Every Table Needs a Key Strategy
Generating unique primary key values is a fundamental requirement for every database table. Oracle provides two main approaches: sequences (available since Oracle 7) and identity columns (added in Oracle 12c). Understanding the differences helps you choose the right approach and avoid common pitfalls.
Classic Sequences
CREATE SEQUENCE emp_seq START WITH 1 INCREMENT BY 1 CACHE 20;
-- Using in DML
INSERT INTO employees (employee_id, first_name, last_name)
VALUES (emp_seq.NEXTVAL, 'John', 'Smith');
-- In PL/SQL (12c+ allows direct assignment)
DECLARE
l_id NUMBER := emp_seq.NEXTVAL;
BEGIN
INSERT INTO employees (employee_id, first_name) VALUES (l_id, 'Jane');
END;
The CACHE clause is important for performance. Without caching, each NEXTVAL call writes to the data dictionary, creating contention under high insert volumes. A cache of 20 is the default; for high-volume tables, increase it to 100 or 1000.
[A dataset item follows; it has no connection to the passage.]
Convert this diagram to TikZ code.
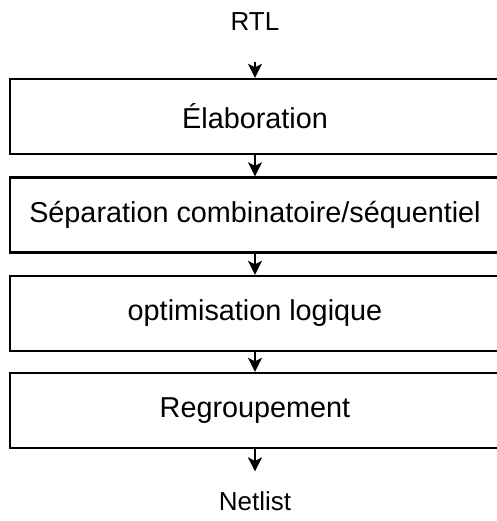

Identity Columns (12c and Later)
Identity columns embed the sequence behavior directly in the column definition:
CREATE TABLE orders (
order_id NUMBER GENERATED ALWAYS AS IDENTITY,
order_date DATE NOT NULL,
customer_id NUMBER NOT NULL
);
-- Insert without specifying the ID
INSERT INTO orders (order_date, customer_id) VALUES (SYSDATE, 100);
-- GENERATED BY DEFAULT allows explicit values (useful for data migration)
CREATE TABLE products (
product_id NUMBER GENERATED BY DEFAULT AS IDENTITY (START WITH 1000),
product_name VARCHAR2(200)
);
GENERATED ALWAYS vs GENERATED BY DEFAULT
GENERATED ALWAYS means the database always generates the value and rejects any attempt to insert or update the column explicitly. This is the strictest option. GENERATED BY DEFAULT generates a value only when one is not provided, allowing explicit values during data migration or testing. GENERATED BY DEFAULT ON NULL generates a value when the supplied value is NULL, which is useful when the insert statement includes the column but the value might be NULL.
Sequences vs Identity: When to Use Which
Use identity columns for new tables where the primary key is a simple auto-incrementing number. They are cleaner, self-documenting, and eliminate the need to manage a separate sequence object. Use explicit sequences when you need to share the same sequence across multiple tables, when you need to reference the sequence value before the insert, or when you are working with legacy code that already uses sequences.
Gaps in Sequence Values
Sequence values are not guaranteed to be contiguous. Rollbacks, cached values lost during instance restarts, and RAC environments all create gaps. Never rely on sequence values being gap-free. If you need a gap-free numbering system, such as for invoice numbers, implement it separately using a serialized counter table with row-level locking.